As I said, we already have that pass. Otherwise I agree that the buffer-results-to-out-params was an intermediate step and that a generalized solution would be preferable.

The sandbox has been landed here. It depends on a few things being flushed through core to properly enable the prototypical inplace updates.

One of those things is “last-write” type of canonicalization of scf.for.

This canonicalization exhibits an incorrect folding behavior:
tensor_load(tensor_to_memref(x)) -> x which ignores aliasing.

While having transient pass-internal assumptions can be fine when the transient behavior does not leak to the outside world, this is not the case here. The sandbox prototype has its own assumptions but it is very careful to not let them leak out.
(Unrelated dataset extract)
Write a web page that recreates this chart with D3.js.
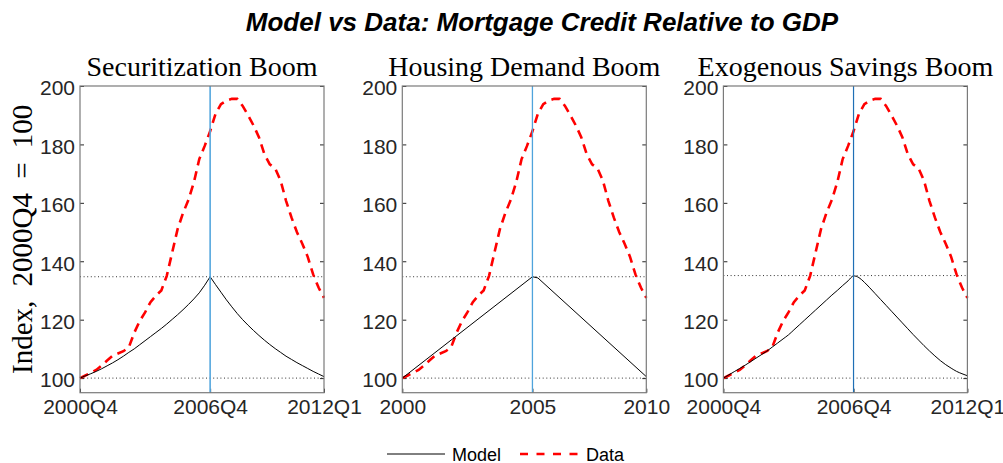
<!DOCTYPE html>
<html>
<head>
<meta charset="utf-8">
<script src="https://cdn.jsdelivr.net/npm/d3@7"></script>
<style>
  body { margin: 0; background: #fff; }
  svg { display: block; }
  .tick text { font-family: "Liberation Sans", Arial, Helvetica, sans-serif; fill: #262626; }
</style>
</head>
<body>
<div id="chart"></div>
<script>
// quarters 2000Q4 .. 2012Q1 -> index 0..45
const dataIndex = [100.0, 100.9, 101.8, 102.8, 104.3, 106.0, 107.6, 108.4, 109.2, 110.5,
    115.5, 119.5, 122.5, 126.0, 128.2, 130.0, 135.0, 143.0, 151.0, 156.5,
    161.0, 167.0, 175.0, 179.5, 184.5, 190.5, 193.8, 195.0, 195.6, 195.6,
    193.2, 190.0, 186.5, 182.5, 176.7, 173.2, 171.8, 167.6, 160.7, 155.0,
    150.0, 146.0, 141.5, 135.5, 131.0, 127.5];

const modelSecuritization = [100.0, 100.8, 101.5, 102.3, 103.2, 104.2, 105.2, 106.3, 107.5, 108.8,
    110.0, 111.4, 112.8, 114.2, 115.6, 117.0, 118.5, 120.1, 121.7, 123.4,
    125.2, 127.1, 129.2, 131.8, 134.7, 132.0, 129.4, 126.8, 124.4, 122.1,
    120.0, 118.1, 116.3, 114.6, 113.0, 111.5, 110.1, 108.8, 107.5, 106.4,
    105.3, 104.3, 103.3, 102.3, 101.4, 100.5];

// housing demand model is piecewise straight: [quarter, value]
const modelHousing = [[0, 100.0], [24, 134.7], [25, 134.3], [45, 100.5]];

const modelSavings = [100.0, 101.1, 102.2, 103.3, 104.4, 105.6, 106.8, 108.0, 109.2, 110.6,
    112.0, 113.4, 114.8, 116.5, 118.2, 119.9, 121.6, 123.3, 125.0, 126.7,
    128.4, 130.0, 131.7, 133.3, 135.0, 134.4, 132.8, 130.9, 128.9, 126.9,
    124.9, 122.9, 120.9, 118.9, 116.9, 114.9, 113.0, 111.1, 109.3, 107.6,
    106.0, 104.6, 103.4, 102.3, 101.5, 100.8];

const panelTitles = ["Securitization Boom", "Housing Demand Boom", "Exogenous Savings Boom"];
const xTickQuarters = [0, 24, 45];
const xTickLabels = [["2000Q4", "2006Q4", "2012Q1"], ["2000", "2005", "2010"], ["2000Q4", "2006Q4", "2012Q1"]];
const yTicks = [100, 120, 140, 160, 180, 200];
const boomQuarter = 24;
const peakLevels = [134.7, 134.7, 135.1];

const panels = [
    {left: 80, line: modelSecuritization.map((v, i) => [i, v]), curve: d3.curveLinear, vcolor: "#55a7de", vwidth: 1.6},
    {left: 402.3, line: modelHousing, curve: d3.curveLinear, vcolor: "#4fa3dc", vwidth: 1.3},
    {left: 723.4, line: modelSavings.map((v, i) => [i, v]), curve: d3.curveMonotoneX, vcolor: "#1f6fb5", vwidth: 1.2}
];

const width = 1003, height = 463;
const pw = 244, plotTop = 86, plotBottom = 392.7;

const svg = d3.select("#chart").append("svg")
    .attr("width", width)
    .attr("height", height);

svg.append("text")
    .attr("x", 542)
    .attr("y", 31)
    .attr("text-anchor", "middle")
    .style("font-family", "'Liberation Sans', Arial, sans-serif")
    .style("font-weight", "bold")
    .style("font-style", "italic")
    .style("font-size", "26px")
    .text("Model vs Data: Mortgage Credit Relative to GDP");

svg.append("text")
    .attr("transform", "translate(32," + ((plotTop + plotBottom) / 2) + ") rotate(-90)")
    .attr("text-anchor", "middle")
    .style("font-family", "'Liberation Serif', 'Times New Roman', serif")
    .style("font-size", "29px")
    .style("word-spacing", "7px")
    .text("Index, 2000Q4 = 100");

const y = d3.scaleLinear().domain([95, 200]).range([plotBottom, plotTop]);

panels.forEach(function(p, k) {
    const x = d3.scaleLinear().domain([0, 45]).range([p.left, p.left + pw]);
    const g = svg.append("g");

    // dotted reference levels
    [100, peakLevels[k]].forEach(function(v) {
        g.append("line")
            .attr("x1", x(0)).attr("x2", x(45))
            .attr("y1", y(v)).attr("y2", y(v))
            .attr("stroke", "#333")
            .attr("stroke-width", 1)
            .attr("stroke-dasharray", "1,2.6");
    });

    // y axis left with labels, right without
    g.append("g")
        .attr("transform", "translate(" + x(0) + ",0)")
        .call(d3.axisLeft(y).tickValues(yTicks).tickSizeInner(-4).tickSizeOuter(0).tickPadding(5))
        .call(a => a.select(".domain").remove())
        .call(a => a.selectAll(".tick line").attr("stroke", "#262626"))
        .call(a => a.selectAll(".tick text").style("font-size", "21px").attr("dy", "0.42em"));

    g.append("g")
        .attr("transform", "translate(" + x(45) + ",0)")
        .call(d3.axisRight(y).tickValues(yTicks).tickSizeInner(-4).tickSizeOuter(0).tickFormat(""))
        .call(a => a.select(".domain").remove())
        .call(a => a.selectAll(".tick line").attr("stroke", "#262626"));

    g.append("g")
        .attr("transform", "translate(0," + plotBottom + ")")
        .call(d3.axisBottom(x).tickValues(xTickQuarters).tickSizeInner(-4).tickSizeOuter(0).tickPadding(6)
            .tickFormat((d, i) => xTickLabels[k][i]))
        .call(a => a.select(".domain").remove())
        .call(a => a.selectAll(".tick line").attr("stroke", "#262626"))
        .call(a => a.selectAll(".tick text").style("font-size", "21px"));

    // data
    g.append("path")
        .datum(dataIndex)
        .attr("fill", "none")
        .attr("stroke", "#ff0000")
        .attr("stroke-width", 2.6)
        .attr("stroke-dasharray", "9,6")
        .attr("d", d3.line().x((d, i) => x(i)).y(d => y(d)));

    // model
    g.append("path")
        .datum(p.line)
        .attr("fill", "none")
        .attr("stroke", "#000")
        .attr("stroke-width", 1)
        .attr("d", d3.line().curve(p.curve).x(d => x(d[0])).y(d => y(d[1])));

    // boom peak marker
    g.append("line")
        .attr("x1", x(boomQuarter)).attr("x2", x(boomQuarter))
        .attr("y1", plotTop).attr("y2", plotBottom)
        .attr("stroke", p.vcolor)
        .attr("stroke-width", p.vwidth);

    // box
    g.append("rect")
        .attr("x", x(0)).attr("y", plotTop)
        .attr("width", pw).attr("height", plotBottom - plotTop)
        .attr("fill", "none")
        .attr("stroke", "#7a7a7a")
        .attr("stroke-width", 1.2);

    g.append("text")
        .attr("x", x(0) + pw / 2)
        .attr("y", 76)
        .attr("text-anchor", "middle")
        .style("font-family", "'Liberation Serif', 'Times New Roman', serif")
        .style("font-size", "28px")
        .text(panelTitles[k]);
});

// legend
const lg = svg.append("g");
lg.append("line")
    .attr("x1", 387).attr("x2", 445).attr("y1", 454).attr("y2", 454)
    .attr("stroke", "#000").attr("stroke-width", 1);
lg.append("text")
    .attr("x", 452).attr("y", 460.5)
    .style("font-family", "'Liberation Sans', Arial, sans-serif")
    .style("font-size", "18px")
    .text("Model");
lg.append("line")
    .attr("x1", 520).attr("x2", 580).attr("y1", 454).attr("y2", 454)
    .attr("stroke", "#ff0000").attr("stroke-width", 2.6)
    .attr("stroke-dasharray", "8,8.5");
lg.append("text")
    .attr("x", 586).attr("y", 460.5)
    .style("font-family", "'Liberation Sans', Arial, sans-serif")
    .style("font-size", "18px")
    .text("Data");
</script>
</body>
</html>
We could approximate no-aliasing by restricting the folding to occur only when tensor_to_memref is immediately preceded by tensor_load in the same block. This is a conservative step back towards correctness until better alias analysis becomes available.
This is however likely to result in the introduction of many more copies in core bufferization. Since some of this is now running in production, it should be carefully measured if we go this route. This should be driven by stakeholders of the current bufferization behavior.

If this is deemed too risky, I can just create a new tensor_load-like op in linalg without the unsafe folding behavior. Once my prototype is more battle-tested I can come back with more data.

Please let me know if there are strong preferences here.

Actually… maybe I spoke too fast: this passes the OSS tests and seems to also pass all our internal tests: ⚙ D97957 [mlir] Tighten the rules around folding TensorLoadOp.

Can you show the test case? You should not be writing to the result of tensor_to_memref, as it might be constant memory.

@herhut proposed a semantics where it was illegal to write to the operand of tensor_load after it is used, which fixes this, but I don’t know if we made progress on this.